On Friday I had the privilege of attending the PACTA Conference in Hershey, PA. PACTA stands for the Pennsylvania Association of Career and Technical Administrators. While this might seem strange for a humanities teacher, it is truly something every educator should attend to understand the importance of incorporating career possibilities and real world application in to each and every subject. As educators, we spend an immense amount of time on our subject areas, but students often fail to realize how the information learned can be applied in the working world. They are not led down a path to understand what a major in a core subject area can do for them in the working world. There are many jobs where they can use the skills they learn in school, but we must teach them how.

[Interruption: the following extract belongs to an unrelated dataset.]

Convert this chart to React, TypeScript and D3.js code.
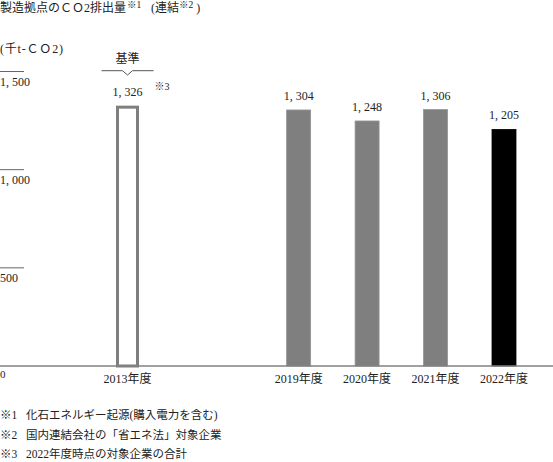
import React from "react";
import * as d3 from "d3";

const categories = ["2013年度", "2019年度", "2020年度", "2021年度", "2022年度"];
const values = [1326, 1304, 1248, 1306, 1205];
const barKinds = ["base", "gray", "gray", "gray", "black"];
const slots = ["2013年度", "g1", "g2", "g3", "g4", "2019年度", "g5", "2020年度", "g6", "2021年度", "g7", "2022年度"];
const yTicks = [500, 1000, 1500];
const footnoteMarks = ["※1", "※2", "※3"];
const footnotes = [
  "化石エネルギー起源(購入電力を含む)",
  "国内連結会社の「省エネ法」対象企業",
  "2022年度時点の対象企業の合計",
];

const W = 553;
const H = 462;
const FONT = "'Liberation Serif', 'DejaVu Serif', 'Noto Sans CJK JP', serif";

export default function App() {
  const x = d3.scalePoint<string>().domain(slots).range([127.5, 504]);
  const y = d3.scaleLinear().domain([0, 1500]).range([366, 71.5]);
  const fmt = (v: number) => d3.format(",")(v).replace(",", ", ");
  const barW = 24;
  const cx0 = x(categories[0]) as number;

  return (
    <svg
      width={W}
      height={H}
      viewBox={`0 0 ${W} ${H}`}
      style={{ position: "fixed", left: 0, top: 0, background: "#fff" }}
      fontFamily={FONT}
    >
      <rect x={0} y={0} width={W} height={H} fill="#fff" />
      {/* title */}
      <text x={0} y={12} fontSize={12} fill="#222">
        製造拠点のＣＯ2排出量
        <tspan fontSize={9.5} dy={-4} dx={1}>※1</tspan>
      </text>
      <text x={151} y={12} fontSize={12} fill="#222">
        (連結
        <tspan fontSize={9.5} dy={-4}>※2</tspan>
        <tspan fontSize={12} dy={4} dx={3}>)</tspan>
      </text>
      <text x={0} y={53} fontSize={12} letterSpacing={0.8} fill="#222">(千t-ＣＯ2)</text>

      {/* y ticks */}
      {yTicks.map((t) => (
        <g key={t}>
          <line x1={0} x2={24} y1={y(t)} y2={y(t)} stroke="#666" strokeWidth={1} />
          <text x={0} y={y(t) + 14} fontSize={12} fill="#222">{fmt(t)}</text>
        </g>
      ))}
      <text x={0} y={378} fontSize={11} fill="#222">0</text>

      {/* bars */}
      {categories.map((c, i) => {
        const cx = x(c) as number;
        const v = values[i];
        const k = barKinds[i];
        if (k === "base") {
          return (
            <rect key={c} x={cx - 10} y={y(v) + 1.5} width={20} height={y(0) - y(v) - 1.5}
              fill="#fff" stroke="#7f7f7f" strokeWidth={3} />
          );
        }
        return (
          <rect key={c} x={cx - barW / 2} y={y(v)} width={barW} height={y(0) - y(v)}
            fill={k === "black" ? "#000" : "#7f7f7f"} stroke={k === "black" ? "#000" : "#959595"} strokeWidth={0.8} />
        );
      })}

      {/* baseline */}
      <line x1={0} x2={W} y1={y(0)} y2={y(0)} stroke="#808080" strokeWidth={1.5} />

      {/* value labels */}
      {categories.map((c, i) => (
        <text key={c} x={x(c) as number} y={y(values[i]) - 10} fontSize={12} textAnchor="middle" fill="#222">
          {fmt(values[i])}
        </text>
      ))}
      <text x={cx0 + 27} y={90} fontSize={10} fill="#222">※3</text>

      {/* 基準 bracket */}
      <text x={cx0} y={63} fontSize={12} textAnchor="middle" fill="#222">基準</text>
      <path
        d={`M${cx0 - 26},70.7 H${cx0 - 5} L${cx0},75 L${cx0 + 5},70.7 H${cx0 + 26}`}
        fill="none" stroke="#555" strokeWidth={1}
      />

      {/* category labels */}
      {categories.map((c) => (
        <text key={c} x={x(c) as number} y={383} fontSize={12} textAnchor="middle" fill="#222">{c}</text>
      ))}

      {/* footnotes */}
      {footnotes.map((f, i) => (
        <g key={f}>
          <text x={0} y={419 + i * 19.5} fontSize={11.5} fill="#222">{footnoteMarks[i]}</text>
          <text x={26} y={419 + i * 19.5} fontSize={11.5} fill="#222">{f}</text>
        </g>
      ))}
    </svg>
  );
}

Additionally, the stigma that surrounds students who attend career and technical institutions was discussed. If only intelligence and achievement in all areas were considered valuable, perhaps a stigma would be less problematic and evident. It came to my attention that many of the specific state requirements often conflict with the components of career readiness and technical education opportunities. Seat time is required and many rural schools are simply too far from a career center to send students for learning opportunities without damaging the School Performance Profile scores. Simply put, they can not go to a career center and fulfill seat time without a schedule alteration. This further complicates matters when many schools cannot afford to have career and technical education within their district as it is extremely costly and does not drastically benefit potential SPP scores.
Clearly, there is a problem here. Intelligence and achievement is valued in the classroom, and with exams, but what about those areas that we need people to focus on? There are so many companies with job openings, but no one to fulfill them. Why? Many people lack the specialization and training as it is not emphasized in school. This certainly made me consider the future and what education would and should look like.